The data governance program should facilitate bringing all relevant internal stakeholders into an enterprise-level assessment of whether the business advantages of these big data solutions outweigh the increased regulatory, reputational and legal risks. Also, the governance program should involve the head of security and privacy in the initial assessment of external sources to determine the risk and the laws that may apply to these information sources.
Finally, classify the new data source as you would other data sources. Use the company’s classification system to determine if this data is confidential, non-public, public or sensitive. Guard internal access and controls using existing company classification policies.
In general, big data initiatives offer significant opportunities for companies to develop a more thorough and insightful understanding of their business, which can lead to enhanced productivity, more efficient processes, a stronger competitive position and greater innovation – all of which can have a significant impact on the bottom line. That is why big data projects are growing so quickly.
However, big data initiatives bring some incremental risks and costs. One of the key value added projects a data governance program can lead is to drive an independent, yet collaborative assessment of the business benefits the company can hope to achieve from the big data sources versus the additional costs and risks of these new sources.
The data governance team must also be willing to challenge many of the traditional approaches to governance, making it even more important to understand the business goals and usage of this new information.
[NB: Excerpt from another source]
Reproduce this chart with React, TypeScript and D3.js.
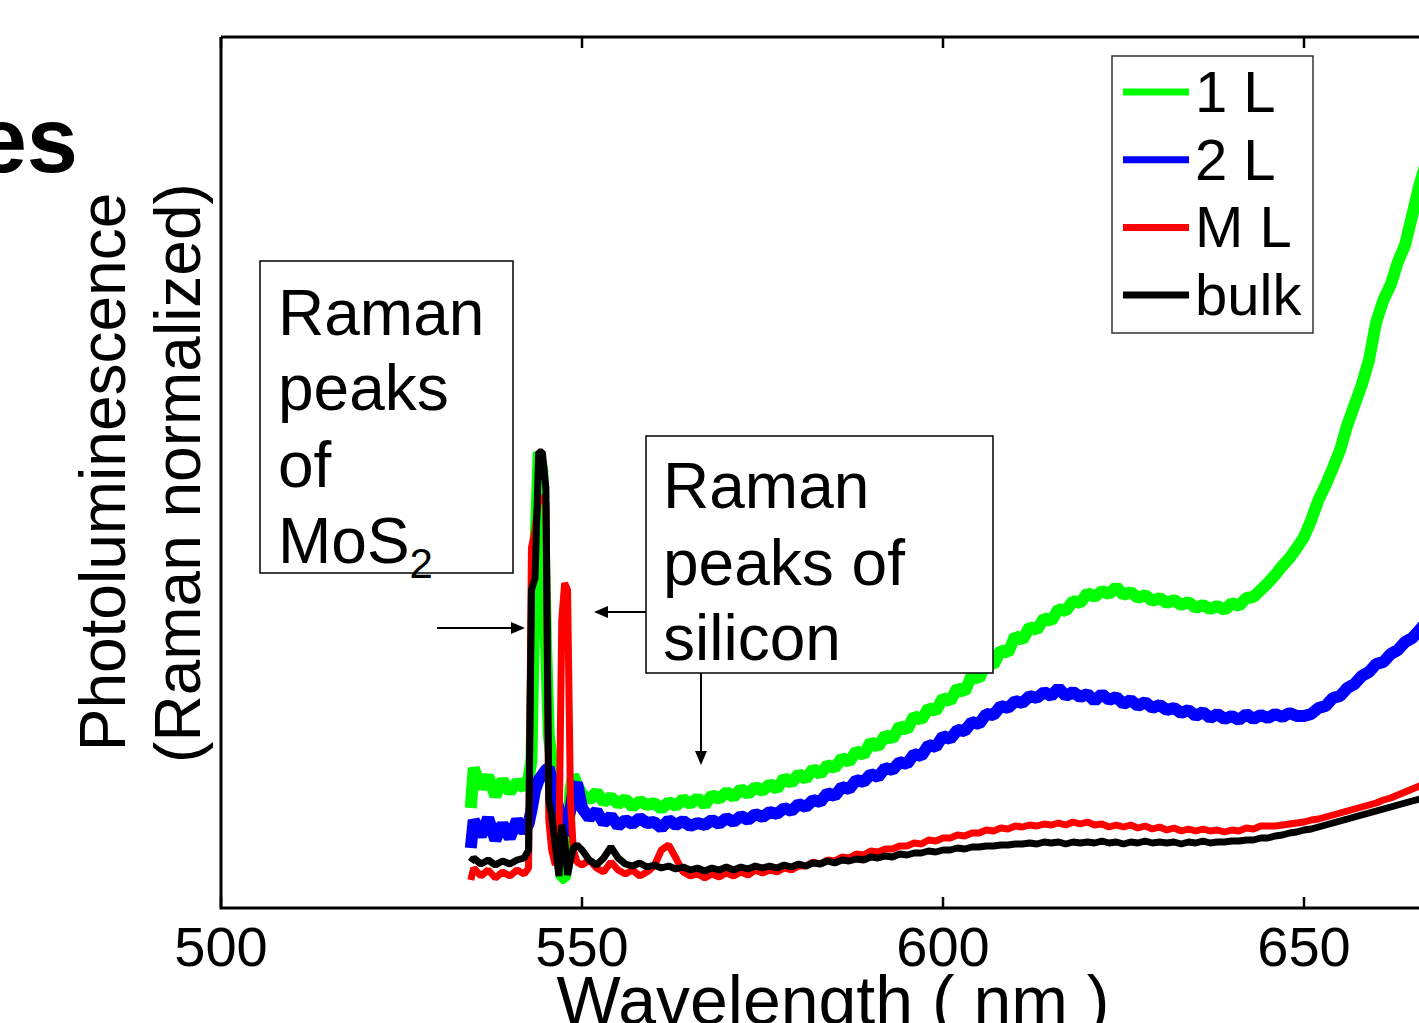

Traditional governance approaches to data quality criteria, lifecycle management and compliance, to name a few examples, need to be re-evaluated in the context of the business goals and what is “acceptable,” yet living with some risk. Big data will also bring some new roles. Business owners or data stewards should be assigned to critical big data sources. Additionally, data scientists will be new power users that should also be staffed and become new members of the data governance teams.
The value and benefits to governing big data solutions are clear – get started now!